__Problem requirements__
Using the material that follows, identify and copy each line with the string "this".

__Exercise material__
+++
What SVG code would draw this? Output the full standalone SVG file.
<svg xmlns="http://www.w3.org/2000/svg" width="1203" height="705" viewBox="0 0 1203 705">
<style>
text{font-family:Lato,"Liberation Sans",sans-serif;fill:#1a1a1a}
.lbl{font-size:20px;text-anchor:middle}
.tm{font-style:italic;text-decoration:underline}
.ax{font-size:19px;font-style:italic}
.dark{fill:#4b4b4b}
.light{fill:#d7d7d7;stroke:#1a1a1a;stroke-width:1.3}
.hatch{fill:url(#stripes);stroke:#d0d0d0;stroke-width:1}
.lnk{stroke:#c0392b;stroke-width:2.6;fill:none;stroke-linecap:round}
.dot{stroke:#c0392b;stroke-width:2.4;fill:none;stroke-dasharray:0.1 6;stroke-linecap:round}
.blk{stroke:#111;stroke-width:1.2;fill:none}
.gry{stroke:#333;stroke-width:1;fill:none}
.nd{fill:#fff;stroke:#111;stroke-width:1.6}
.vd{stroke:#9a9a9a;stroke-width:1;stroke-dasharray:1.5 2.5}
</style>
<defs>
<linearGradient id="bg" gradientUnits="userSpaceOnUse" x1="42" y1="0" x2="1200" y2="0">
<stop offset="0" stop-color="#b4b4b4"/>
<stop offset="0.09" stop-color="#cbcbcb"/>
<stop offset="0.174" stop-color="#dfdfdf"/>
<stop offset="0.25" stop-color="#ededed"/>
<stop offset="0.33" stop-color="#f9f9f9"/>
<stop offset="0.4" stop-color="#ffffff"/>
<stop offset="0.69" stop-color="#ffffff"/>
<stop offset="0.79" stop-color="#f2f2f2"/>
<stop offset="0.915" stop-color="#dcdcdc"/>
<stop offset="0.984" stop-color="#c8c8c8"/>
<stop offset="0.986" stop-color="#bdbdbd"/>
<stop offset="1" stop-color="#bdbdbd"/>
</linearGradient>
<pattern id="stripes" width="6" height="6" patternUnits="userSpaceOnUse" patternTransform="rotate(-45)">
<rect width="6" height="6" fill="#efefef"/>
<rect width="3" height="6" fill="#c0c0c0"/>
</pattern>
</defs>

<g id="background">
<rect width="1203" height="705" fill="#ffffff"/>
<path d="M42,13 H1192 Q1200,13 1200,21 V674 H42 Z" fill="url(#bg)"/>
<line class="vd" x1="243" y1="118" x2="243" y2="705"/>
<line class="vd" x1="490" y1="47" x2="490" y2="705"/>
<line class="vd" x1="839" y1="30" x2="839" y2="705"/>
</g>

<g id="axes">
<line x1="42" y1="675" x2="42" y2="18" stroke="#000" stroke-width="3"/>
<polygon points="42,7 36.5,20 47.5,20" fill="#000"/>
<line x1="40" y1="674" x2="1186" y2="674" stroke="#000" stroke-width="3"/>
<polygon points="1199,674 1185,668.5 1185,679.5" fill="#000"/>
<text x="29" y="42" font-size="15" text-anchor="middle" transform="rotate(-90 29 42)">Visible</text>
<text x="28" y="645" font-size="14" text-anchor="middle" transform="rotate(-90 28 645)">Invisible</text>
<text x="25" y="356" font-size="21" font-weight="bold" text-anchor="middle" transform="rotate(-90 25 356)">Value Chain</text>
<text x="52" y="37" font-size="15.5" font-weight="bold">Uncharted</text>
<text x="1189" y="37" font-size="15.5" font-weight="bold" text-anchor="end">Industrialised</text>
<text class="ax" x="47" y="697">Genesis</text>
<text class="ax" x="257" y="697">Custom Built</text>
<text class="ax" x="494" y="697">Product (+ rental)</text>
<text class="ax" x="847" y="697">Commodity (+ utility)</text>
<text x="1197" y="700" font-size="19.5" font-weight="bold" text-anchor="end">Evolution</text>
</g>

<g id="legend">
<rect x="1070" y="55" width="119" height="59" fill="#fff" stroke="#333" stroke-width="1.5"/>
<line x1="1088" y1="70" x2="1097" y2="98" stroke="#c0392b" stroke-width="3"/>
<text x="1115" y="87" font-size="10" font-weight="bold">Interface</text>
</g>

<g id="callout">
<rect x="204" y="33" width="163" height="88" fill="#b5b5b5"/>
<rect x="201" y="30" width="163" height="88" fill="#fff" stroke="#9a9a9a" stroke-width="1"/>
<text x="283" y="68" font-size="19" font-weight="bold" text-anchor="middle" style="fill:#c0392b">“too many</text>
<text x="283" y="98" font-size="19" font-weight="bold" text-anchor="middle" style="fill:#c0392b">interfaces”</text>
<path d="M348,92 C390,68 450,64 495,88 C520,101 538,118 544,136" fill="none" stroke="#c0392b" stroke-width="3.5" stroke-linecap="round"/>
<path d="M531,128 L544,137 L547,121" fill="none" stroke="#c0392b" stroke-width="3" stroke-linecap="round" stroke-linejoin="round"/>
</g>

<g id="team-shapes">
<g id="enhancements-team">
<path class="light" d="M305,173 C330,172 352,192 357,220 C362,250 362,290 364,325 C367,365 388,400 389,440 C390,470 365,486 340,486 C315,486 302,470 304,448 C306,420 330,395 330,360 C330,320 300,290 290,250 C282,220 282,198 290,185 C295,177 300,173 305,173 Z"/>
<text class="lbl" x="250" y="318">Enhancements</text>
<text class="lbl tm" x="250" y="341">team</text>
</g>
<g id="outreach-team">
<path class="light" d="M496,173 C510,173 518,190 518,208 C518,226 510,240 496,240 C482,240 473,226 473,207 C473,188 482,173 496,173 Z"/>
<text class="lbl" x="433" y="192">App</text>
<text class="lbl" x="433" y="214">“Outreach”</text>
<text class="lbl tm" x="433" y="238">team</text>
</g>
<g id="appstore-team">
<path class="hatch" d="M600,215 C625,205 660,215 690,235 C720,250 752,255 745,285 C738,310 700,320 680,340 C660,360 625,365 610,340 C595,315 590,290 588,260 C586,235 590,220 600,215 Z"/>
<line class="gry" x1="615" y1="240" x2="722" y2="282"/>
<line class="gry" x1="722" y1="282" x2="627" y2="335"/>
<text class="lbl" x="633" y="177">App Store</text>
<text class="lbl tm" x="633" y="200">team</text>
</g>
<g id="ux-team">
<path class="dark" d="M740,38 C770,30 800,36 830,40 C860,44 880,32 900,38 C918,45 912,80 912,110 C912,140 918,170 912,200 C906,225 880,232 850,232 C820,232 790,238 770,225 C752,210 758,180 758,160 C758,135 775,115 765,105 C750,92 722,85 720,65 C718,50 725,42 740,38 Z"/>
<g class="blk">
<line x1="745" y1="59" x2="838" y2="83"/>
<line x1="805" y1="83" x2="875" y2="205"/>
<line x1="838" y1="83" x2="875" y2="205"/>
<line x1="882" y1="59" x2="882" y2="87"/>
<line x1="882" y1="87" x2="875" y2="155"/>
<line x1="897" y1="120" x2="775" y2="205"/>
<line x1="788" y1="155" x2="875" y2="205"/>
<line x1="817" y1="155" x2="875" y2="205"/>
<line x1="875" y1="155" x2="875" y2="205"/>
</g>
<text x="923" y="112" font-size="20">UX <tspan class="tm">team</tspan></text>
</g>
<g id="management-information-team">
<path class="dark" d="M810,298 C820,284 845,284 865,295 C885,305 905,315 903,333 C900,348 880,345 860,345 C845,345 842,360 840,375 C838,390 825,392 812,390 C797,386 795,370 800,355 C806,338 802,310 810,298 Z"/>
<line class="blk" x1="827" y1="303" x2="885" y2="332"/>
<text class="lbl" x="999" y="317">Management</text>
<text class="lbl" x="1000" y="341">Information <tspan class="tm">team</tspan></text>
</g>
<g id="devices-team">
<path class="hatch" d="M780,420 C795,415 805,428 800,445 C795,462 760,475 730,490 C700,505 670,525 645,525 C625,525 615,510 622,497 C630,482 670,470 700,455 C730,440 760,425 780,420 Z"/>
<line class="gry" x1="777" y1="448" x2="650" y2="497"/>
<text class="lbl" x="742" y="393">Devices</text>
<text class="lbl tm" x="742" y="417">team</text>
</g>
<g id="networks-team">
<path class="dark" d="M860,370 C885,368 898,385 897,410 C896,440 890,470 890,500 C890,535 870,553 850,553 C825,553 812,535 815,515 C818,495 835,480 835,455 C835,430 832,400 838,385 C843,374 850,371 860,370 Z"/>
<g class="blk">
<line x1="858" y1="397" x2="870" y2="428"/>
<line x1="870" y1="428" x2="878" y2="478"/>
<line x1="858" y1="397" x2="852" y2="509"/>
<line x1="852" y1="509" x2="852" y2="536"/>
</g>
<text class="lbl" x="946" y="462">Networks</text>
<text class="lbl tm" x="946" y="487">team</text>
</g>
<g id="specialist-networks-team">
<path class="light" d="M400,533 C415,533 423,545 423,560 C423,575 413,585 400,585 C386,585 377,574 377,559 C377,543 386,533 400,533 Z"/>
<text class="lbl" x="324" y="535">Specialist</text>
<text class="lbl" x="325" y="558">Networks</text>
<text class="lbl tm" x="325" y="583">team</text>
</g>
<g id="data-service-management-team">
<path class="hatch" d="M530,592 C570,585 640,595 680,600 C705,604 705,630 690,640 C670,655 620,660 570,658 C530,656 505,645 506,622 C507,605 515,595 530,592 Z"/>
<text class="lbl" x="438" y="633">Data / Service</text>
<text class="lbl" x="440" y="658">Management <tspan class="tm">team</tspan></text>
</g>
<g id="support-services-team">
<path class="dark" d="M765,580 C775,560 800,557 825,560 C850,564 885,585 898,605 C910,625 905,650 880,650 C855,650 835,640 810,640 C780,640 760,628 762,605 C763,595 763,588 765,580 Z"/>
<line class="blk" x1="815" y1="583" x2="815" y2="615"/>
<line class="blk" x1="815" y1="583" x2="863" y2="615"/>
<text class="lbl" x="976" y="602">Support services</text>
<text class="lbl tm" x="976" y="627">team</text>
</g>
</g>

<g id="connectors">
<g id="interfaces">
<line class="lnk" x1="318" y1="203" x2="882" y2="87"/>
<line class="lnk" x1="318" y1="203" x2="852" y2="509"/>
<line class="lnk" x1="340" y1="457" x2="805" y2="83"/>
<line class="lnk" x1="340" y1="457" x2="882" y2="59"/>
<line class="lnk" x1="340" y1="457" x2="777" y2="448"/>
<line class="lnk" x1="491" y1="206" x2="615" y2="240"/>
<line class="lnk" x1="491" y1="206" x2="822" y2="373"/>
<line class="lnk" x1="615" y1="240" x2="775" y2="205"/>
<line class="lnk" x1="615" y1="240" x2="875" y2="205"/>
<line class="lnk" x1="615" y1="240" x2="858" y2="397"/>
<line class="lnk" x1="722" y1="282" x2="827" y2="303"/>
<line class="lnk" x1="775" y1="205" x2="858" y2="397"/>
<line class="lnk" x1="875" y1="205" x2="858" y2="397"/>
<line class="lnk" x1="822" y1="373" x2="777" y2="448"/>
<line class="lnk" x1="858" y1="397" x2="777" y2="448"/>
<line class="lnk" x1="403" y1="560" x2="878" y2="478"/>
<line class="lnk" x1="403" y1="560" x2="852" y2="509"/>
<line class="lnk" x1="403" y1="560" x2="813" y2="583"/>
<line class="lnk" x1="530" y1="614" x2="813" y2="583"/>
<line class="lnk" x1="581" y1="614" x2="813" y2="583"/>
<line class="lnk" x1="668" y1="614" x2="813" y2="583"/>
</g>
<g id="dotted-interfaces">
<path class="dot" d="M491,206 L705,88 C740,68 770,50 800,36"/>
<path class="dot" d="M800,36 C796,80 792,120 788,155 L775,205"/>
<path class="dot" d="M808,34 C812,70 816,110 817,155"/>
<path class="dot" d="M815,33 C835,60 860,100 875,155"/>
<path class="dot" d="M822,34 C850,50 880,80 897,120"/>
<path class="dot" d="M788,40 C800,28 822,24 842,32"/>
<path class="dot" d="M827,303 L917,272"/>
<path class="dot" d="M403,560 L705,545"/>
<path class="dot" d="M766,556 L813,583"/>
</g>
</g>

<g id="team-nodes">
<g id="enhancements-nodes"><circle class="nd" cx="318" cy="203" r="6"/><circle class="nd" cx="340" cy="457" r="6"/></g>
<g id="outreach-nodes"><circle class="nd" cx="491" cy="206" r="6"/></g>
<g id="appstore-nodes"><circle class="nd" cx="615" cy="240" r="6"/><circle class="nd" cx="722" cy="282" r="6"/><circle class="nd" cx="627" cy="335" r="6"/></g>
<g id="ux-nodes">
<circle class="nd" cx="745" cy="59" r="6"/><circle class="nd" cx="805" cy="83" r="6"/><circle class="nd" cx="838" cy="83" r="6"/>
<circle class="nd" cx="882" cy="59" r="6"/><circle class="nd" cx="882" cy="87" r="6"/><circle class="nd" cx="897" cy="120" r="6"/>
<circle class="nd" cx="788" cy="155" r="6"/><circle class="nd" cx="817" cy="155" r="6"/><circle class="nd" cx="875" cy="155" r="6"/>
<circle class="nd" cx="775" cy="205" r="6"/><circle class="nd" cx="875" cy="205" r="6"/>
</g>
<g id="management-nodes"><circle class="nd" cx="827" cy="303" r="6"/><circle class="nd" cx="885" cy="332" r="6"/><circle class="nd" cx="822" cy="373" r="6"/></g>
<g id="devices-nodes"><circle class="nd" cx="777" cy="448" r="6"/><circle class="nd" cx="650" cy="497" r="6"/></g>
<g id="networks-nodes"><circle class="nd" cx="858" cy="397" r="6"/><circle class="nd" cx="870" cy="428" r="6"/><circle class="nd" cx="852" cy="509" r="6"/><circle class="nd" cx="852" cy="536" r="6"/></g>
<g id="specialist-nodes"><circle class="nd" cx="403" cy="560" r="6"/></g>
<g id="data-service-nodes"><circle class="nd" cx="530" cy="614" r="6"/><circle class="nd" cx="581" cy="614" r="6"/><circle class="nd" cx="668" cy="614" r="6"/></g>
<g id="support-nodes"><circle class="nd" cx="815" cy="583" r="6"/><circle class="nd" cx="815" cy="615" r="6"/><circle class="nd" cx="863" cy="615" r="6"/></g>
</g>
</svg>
+++
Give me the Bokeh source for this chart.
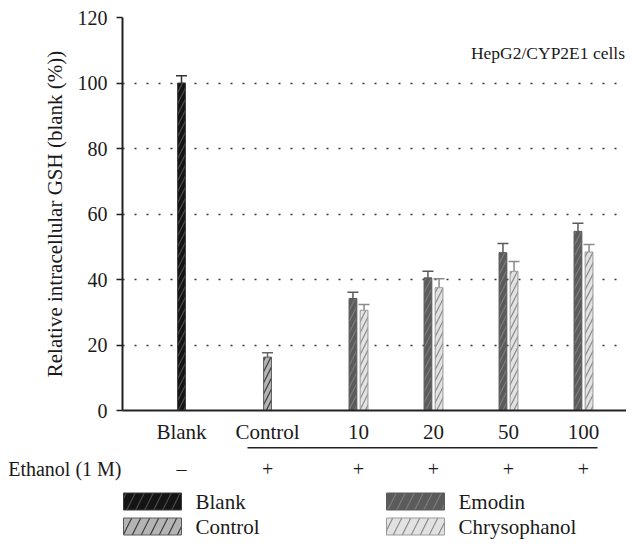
+++
__Task output__
What SVG code would draw this? Output the full standalone SVG file.
Give me the Bokeh source for this chart.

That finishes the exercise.